BlockBeats News, January 26th, Wall Street brokerage firm Benchmark stated that if the U.S. Congress fails to pass cryptocurrency market structure legislation this year, the U.S. crypto market will not revert to the strong regulatory enforcement environment of 2022-2023. However, at a critical moment of global adoption and accelerating institutional interest, market structure will continue to be constrained.
Analyst Mark Palmer wrote in a report on Monday, "The absence of legislation will result in a structural risk premium persisting across much of the digital asset ecosystem." He added that this would limit the valuation expansion space for platforms primarily targeting the U.S. market.
Palmer pointed out that legislative failure would delay rather than halt the maturation of cryptocurrency, resulting in the U.S. market not fully realizing its potential. In this scenario, investors would favor assets with a Bitcoin core, a strong balance sheet, and cash flow-stable infrastructure rather than areas sensitive to regulation such as trading platforms, decentralized finance (DeFi), and altcoins.
This legislation aims to establish a regulatory framework for the U.S. cryptocurrency market by clarifying how digital assets should be classified as commodities or securities and defining the regulatory responsibilities of the U.S. Securities and Exchange Commission (SEC) and the Commodity Futures Trading Commission (CFTC). Although last year's bill passed by the House of Representatives shifted the discussion focus to details like stablecoin yields and DeFi interfaces, negotiations in the Senate are slower and more contentious, with the risk of final approval being delayed until next year.

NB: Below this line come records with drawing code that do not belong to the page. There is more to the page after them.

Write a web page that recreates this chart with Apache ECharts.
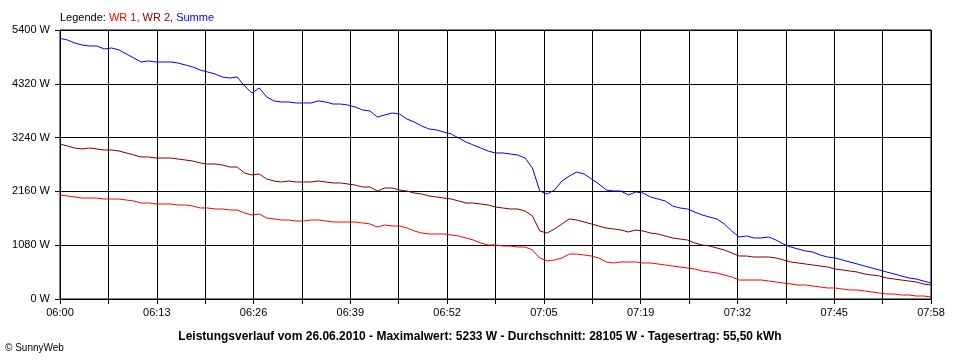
<!DOCTYPE html>
<html><head><meta charset="utf-8">
<script src="https://cdn.jsdelivr.net/npm/echarts@6/dist/echarts.min.js"></script>
<style>html,body{margin:0;padding:0;background:#fff}#c{width:960px;height:360px}</style>
</head><body><div id="c"></div>
<script>
// minutes after 06:00
const minutes = [0,1,2,3,4,5,6,7,8,9,10,11,12,13,14,15,16,17,18,19,20,21,22,23,24,25,26,27,28,29,
30,31,32,33,34,35,36,37,38,39,40,41,42,43,44,45,46,47,48,49,50,51,52,53,54,55,56,57,58,59,
60,61,62,63,64,65,66,67,68,69,70,71,72,73,74,75,76,77,78,79,80,81,82,83,84,85,86,87,88,89,
90,91,92,93,94,95,96,97,98,99,100,101,102,103,104,105,106,107,108,109,110,111,112,113,114,115,116,117,118];

const wr1 = [2088,2068,2048,2027,2027,2027,2007,2007,2007,1987,
1967,1927,1927,1907,1907,1907,1887,1887,1867,1827,
1827,1807,1807,1787,1787,1726,1686,1706,1626,1606,
1586,1586,1566,1566,1586,1586,1566,1546,1546,1546,
1546,1526,1506,1445,1485,1465,1465,1425,1365,1325,
1305,1305,1305,1285,1265,1225,1184,1124,1084,1084,
1064,1064,1044,1044,984,823,763,783,823,903,
903,883,863,823,743,723,743,743,743,723,
723,703,683,662,642,622,602,562,542,522,
482,442,381,381,381,381,361,341,321,301,
281,281,261,241,221,221,201,181,181,161,
141,120,100,100,80,80,60,60,40];

const wr2 = [3111,3071,3031,3011,3031,3011,2991,2991,2971,2931,
2891,2851,2851,2830,2830,2830,2810,2790,2770,2730,
2710,2710,2690,2650,2650,2529,2489,2509,2409,2369,
2349,2369,2349,2349,2349,2369,2349,2329,2329,2309,
2288,2248,2248,2168,2228,2228,2188,2168,2128,2108,
2068,2048,2027,2007,1967,1927,1927,1907,1887,1847,
1827,1807,1807,1767,1666,1365,1325,1405,1506,1606,
1586,1546,1506,1465,1425,1405,1385,1345,1385,1365,
1325,1305,1265,1225,1204,1184,1124,1084,1064,1024,
984,923,863,863,843,843,843,823,783,743,
723,703,683,662,642,602,582,562,542,502,
482,462,422,401,381,361,341,301,281];

const summe = [5233,5199,5139,5099,5079,5079,5019,5039,4998,4918,
4838,4758,4778,4758,4758,4758,4737,4697,4657,4597,
4557,4517,4456,4436,4456,4276,4135,4236,4055,3975,
3955,3955,3935,3935,3935,3975,3955,3914,3914,3894,
3854,3794,3774,3653,3694,3734,3714,3613,3553,3473,
3413,3393,3352,3312,3232,3152,3091,3031,2971,2931,
2931,2911,2891,2830,2630,2168,2108,2188,2369,2469,
2549,2509,2409,2309,2188,2168,2168,2088,2148,2128,
2048,2007,1967,1867,1827,1807,1746,1686,1646,1606,
1506,1365,1245,1265,1225,1225,1245,1184,1104,1044,
1004,964,943,883,843,823,783,743,703,662,
622,582,542,502,462,422,401,361,321];

const xTickLabels = ['06:00','','06:13','','06:26','','06:39','','06:52','','07:05','','07:19','','07:32','','07:45','','07:58'];
const yMax = 5400, yStep = 1080;
const xMax = 118, xSteps = 18;

const titleText = 'Leistungsverlauf vom 26.06.2010 - Maximalwert: 5233 W - Durchschnitt: 28105 W - Tagesertrag: 55,50 kWh';

const font = '"Liberation Sans", Arial, sans-serif';
const chart = echarts.init(document.getElementById('c'), null, {renderer: 'canvas'});
const pair = (xs, ys) => xs.map((x, i) => [x, ys[i]]);

chart.setOption({
  animation: false,
  backgroundColor: '#fff',
  grid: {left: 60, right: 29, top: 30, bottom: 61, show: true, borderColor: '#000', borderWidth: 1, backgroundColor: 'transparent'},
  xAxis: {
    type: 'value', min: 0, max: xMax, interval: xMax / xSteps,
    axisLine: {show: true, lineStyle: {color: '#000', width: 1}},
    axisTick: {show: true, length: 5, lineStyle: {color: '#000'}},
    splitLine: {show: true, lineStyle: {color: '#000', width: 1}},
    axisLabel: {
      color: '#000', fontFamily: font, fontSize: 11, margin: 8, showMinLabel: true, showMaxLabel: true,
      formatter: v => xTickLabels[Math.round(v / (xMax / xSteps))] || ''
    }
  },
  yAxis: {
    type: 'value', min: 0, max: yMax, interval: yStep,
    axisLine: {show: true, lineStyle: {color: '#000', width: 1}},
    axisTick: {show: true, length: 5, lineStyle: {color: '#000'}},
    splitLine: {show: true, lineStyle: {color: '#000', width: 1}},
    axisLabel: {color: '#000', fontFamily: font, fontSize: 11, margin: 10, formatter: v => v + ' W'}
  },
  series: [
    {name: 'WR 1', type: 'line', data: pair(minutes, wr1), showSymbol: false, lineStyle: {color: '#ff0000', width: 1}, itemStyle: {color: '#ff0000'}},
    {name: 'WR 2', type: 'line', data: pair(minutes, wr2), showSymbol: false, lineStyle: {color: '#800000', width: 1}, itemStyle: {color: '#800000'}},
    {name: 'Summe', type: 'line', data: pair(minutes, summe), showSymbol: false, lineStyle: {color: '#0000ff', width: 1}, itemStyle: {color: '#0000ff'}}
  ],
  graphic: [
    {type: 'text', left: 60, top: 12, style: {
      text: '{k|Legende: }{a|WR 1, }{b|WR 2, }{c|Summe}',
      rich: {
        k: {fill: '#000', fontFamily: font, fontSize: 11},
        a: {fill: '#ff0000', fontFamily: font, fontSize: 11},
        b: {fill: '#800000', fontFamily: font, fontSize: 11},
        c: {fill: '#0000ff', fontFamily: font, fontSize: 11}
      }
    }},
    {type: 'text', left: 'center', top: 331, style: {text: titleText, fill: '#000', fontFamily: font, fontSize: 12, fontWeight: 'bold'}},
    {type: 'text', left: 5, top: 343, style: {text: '\u00A9 SunnyWeb', fill: '#000', fontFamily: font, fontSize: 10}}
  ]
});
</script></body></html>
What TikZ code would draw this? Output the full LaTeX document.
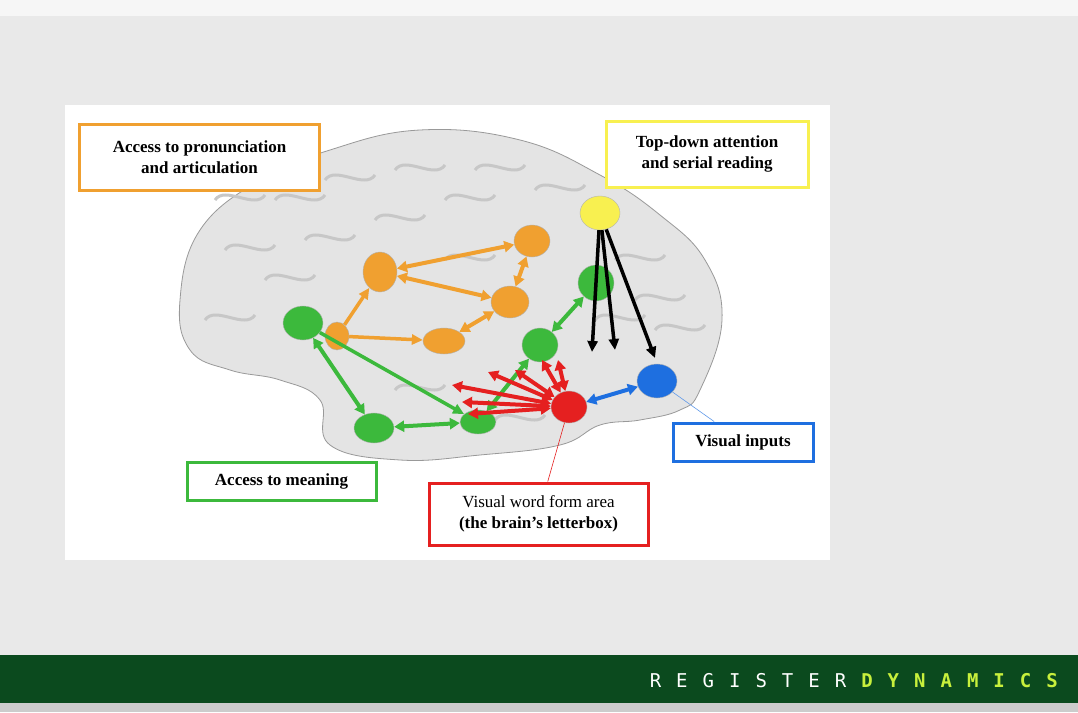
\documentclass[tikz,border=0pt]{standalone}
\usepackage{fontspec}
\setmainfont{Liberation Serif}
\newfontfamily\mono{DejaVu Sans Mono}
\usetikzlibrary{arrows.meta,shapes.geometric}
\definecolor{bg}{HTML}{E9E9E9}
\definecolor{foot}{HTML}{0B4A1E}
\definecolor{lime}{HTML}{C8F03C}
\definecolor{org}{HTML}{F0A030}
\definecolor{grn}{HTML}{3CB93C}
\definecolor{redc}{HTML}{E52020}
\definecolor{blu}{HTML}{1E6FE0}
\definecolor{yel}{HTML}{F8F050}
\definecolor{brain}{HTML}{E4E4E4}
\tikzset{
 lab/.style={draw,line width=3pt,fill=white,align=center,font=\bfseries\fontsize{17}{21}\selectfont,inner sep=5pt},
 blob/.style={ellipse,draw=black!30,line width=0.4pt,inner sep=0pt},
 da/.style={line width=4pt,{Triangle[length=10pt,width=11pt]}-{Triangle[length=10pt,width=11pt]}},
 sa/.style={line width=3.5pt,-{Triangle[length=11pt,width=10pt]}}
}
\begin{document}
\begin{tikzpicture}[x=1pt,y=-1pt]
\useasboundingbox (0,0) rectangle (1078,712);
\fill[bg] (0,0) rectangle (1078,712);
\fill[white!60!bg] (0,0) rectangle (1078,16);
\fill[white] (65,105) rectangle (830,560);
% brain
\draw[black!40,fill=brain,line width=0.8pt] plot[smooth cycle,tension=0.7] coordinates
 {(180,300) (200,230) (260,180) (330,150) (420,130) (520,140) (600,175) (660,215) (705,260) (722,320) (700,390) (680,410) (640,420) (600,425) (560,445) (480,455) (400,460) (330,445) (320,400) (280,380) (230,370) (190,350)};
\foreach \p in {(250,250),(300,200),(350,180),(420,170),(470,200),(560,190),(640,260),(680,330),(230,320),(290,280),(420,390),(520,420),(620,320),(470,260),(400,220),(330,240),(660,300),(240,200),(500,170)}
 \draw[black!22,line width=3pt] \p ++(-25,0) .. controls +(10,-15) and +(-10,15) .. ++(50,-5);
% nodes
\node[blob,fill=yel,minimum width=40,minimum height=34] (y) at (600,213) {};
\node[blob,fill=org,minimum width=36,minimum height=32] (o1) at (532,241) {};
\node[blob,fill=org,minimum width=34,minimum height=40] (o2) at (380,272) {};
\node[blob,fill=org,minimum width=38,minimum height=32] (o3) at (510,302) {};
\node[blob,fill=org,minimum width=24,minimum height=28] (o4) at (337,336) {};
\node[blob,fill=org,minimum width=42,minimum height=26] (o5) at (444,341) {};
\node[blob,fill=grn,minimum width=40,minimum height=34] (g1) at (303,323) {};
\node[blob,fill=grn,minimum width=36,minimum height=36] (g2) at (596,283) {};
\node[blob,fill=grn,minimum width=36,minimum height=34] (g3) at (540,345) {};
\node[blob,fill=grn,minimum width=40,minimum height=30] (g4) at (374,428) {};
\node[blob,fill=grn,minimum width=36,minimum height=24] (g5) at (478,422) {};
\node[blob,fill=redc,minimum width=36,minimum height=32] (rr) at (569,407) {};
\node[blob,fill=blu,minimum width=40,minimum height=34] (bb) at (657,381) {};
% orange arrows
\draw[da,org] (o2) -- (o1);
\draw[da,org] (o2) -- (o3);
\draw[da,org] (o3) -- (o1);
\draw[sa,org] (o4) -- (o2);
\draw[sa,org] (o4) -- (o5);
\draw[da,org] (o5) -- (o3);
% green arrows
\draw[da,grn] (g1) -- (g4);
\draw[sa,grn] (g1) -- (g5);
\draw[da,grn] (g4) -- (g5);
\draw[da,grn] (g5) -- (g3);
\draw[da,grn] (g3) -- (g2);
% black arrows
\coordinate (k1) at (592,352); \coordinate (k2) at (615,350); \coordinate (k3) at (655,358);
\draw[sa,black] (y) -- (k1);
\draw[sa,black] (y) -- (k2);
\draw[sa,black] (y) -- (k3);
% red arrows
\foreach \n/\qx/\qy in {ra/452/385,rb/462/402,rc/468/414,rd/488/372,re/515/370,rf/542/360,rg/558/360}{
 \coordinate (\n) at (\qx,\qy);
 \draw[da,redc] (rr) -- (\n);}
\draw[da,blu] (rr) -- (bb);
% labels
\node[lab,draw=org,minimum width=240,minimum height=66] (lo) at (199.5,157) {Access to pronunciation\\and articulation};
\node[lab,draw=yel,minimum width=202,minimum height=66] (ly) at (707,154) {Top-down attention\\and serial reading};
\node[lab,draw=blu,minimum width=140,minimum height=38] (lb) at (743,442) {Visual inputs};
\node[lab,draw=grn,minimum width=189,minimum height=38] (lg) at (281.5,481) {Access to meaning};
\node[lab,draw=redc,minimum width=219,minimum height=62] (lr) at (538.5,514) {{\mdseries Visual word form area}\\(the brain’s letterbox)};
\draw[redc,line width=0.6pt] (rr) -- (lr);
\draw[blu!70,line width=0.6pt] (bb) -- (lb);
% footer
\fill[foot] (0,655) rectangle (1078,703);
\fill[black!20] (0,703) rectangle (1078,712);
\node[anchor=east,font=\mono\fontsize{19}{19}\selectfont,inner sep=0] (ft) at (1058,681)
 {\textcolor{white}{R\hspace{15pt}E\hspace{15pt}G\hspace{15pt}I\hspace{15pt}S\hspace{15pt}T\hspace{15pt}E\hspace{15pt}R\hspace{15pt}}\textcolor{lime}{\bfseries D\hspace{15pt}Y\hspace{15pt}N\hspace{15pt}A\hspace{15pt}M\hspace{15pt}I\hspace{15pt}C\hspace{15pt}S}};
\end{tikzpicture}
\end{document}
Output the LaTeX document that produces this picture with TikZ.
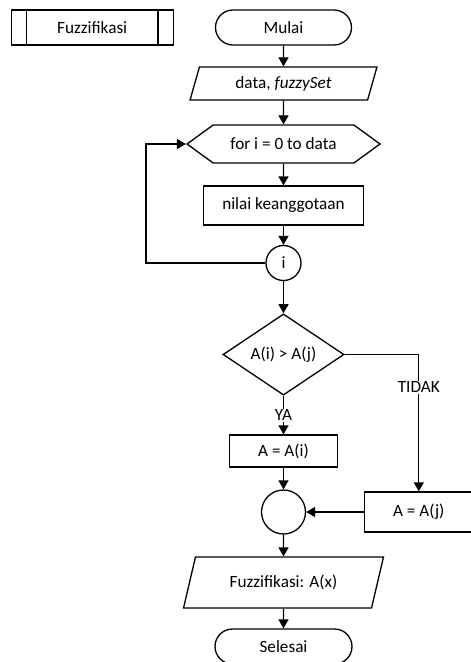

Palmer believes the market has begun to price in this type of time risk. If the market structure bill fails to pass, trading platforms will continue to face uncertainty in listings, higher compliance costs, and restrictions on expanding high-margin products. The process of stablecoin monetization may also be delayed due to unclear rules on yields and distribution.
The report notes that given Bitcoin's established status as a commodity, Bitcoin and Bitcoin-focused asset management companies will be relatively unaffected, and the regulatory risk exposure for mining companies and energy-supported infrastructure is also smaller.
DeFi and smart contract platforms remain the most vulnerable, with regulatory ambiguity continuing to constrain U.S. market participation; whereas custody and compliance service providers are in a relatively defensive position.
Despite the legislative process delay, Palmer still believes that the likelihood of the cryptocurrency market structure bill being passed is high—even in a diluted form. He emphasized that any form of legislation would help reduce regulatory risk and drive broader institutional participation.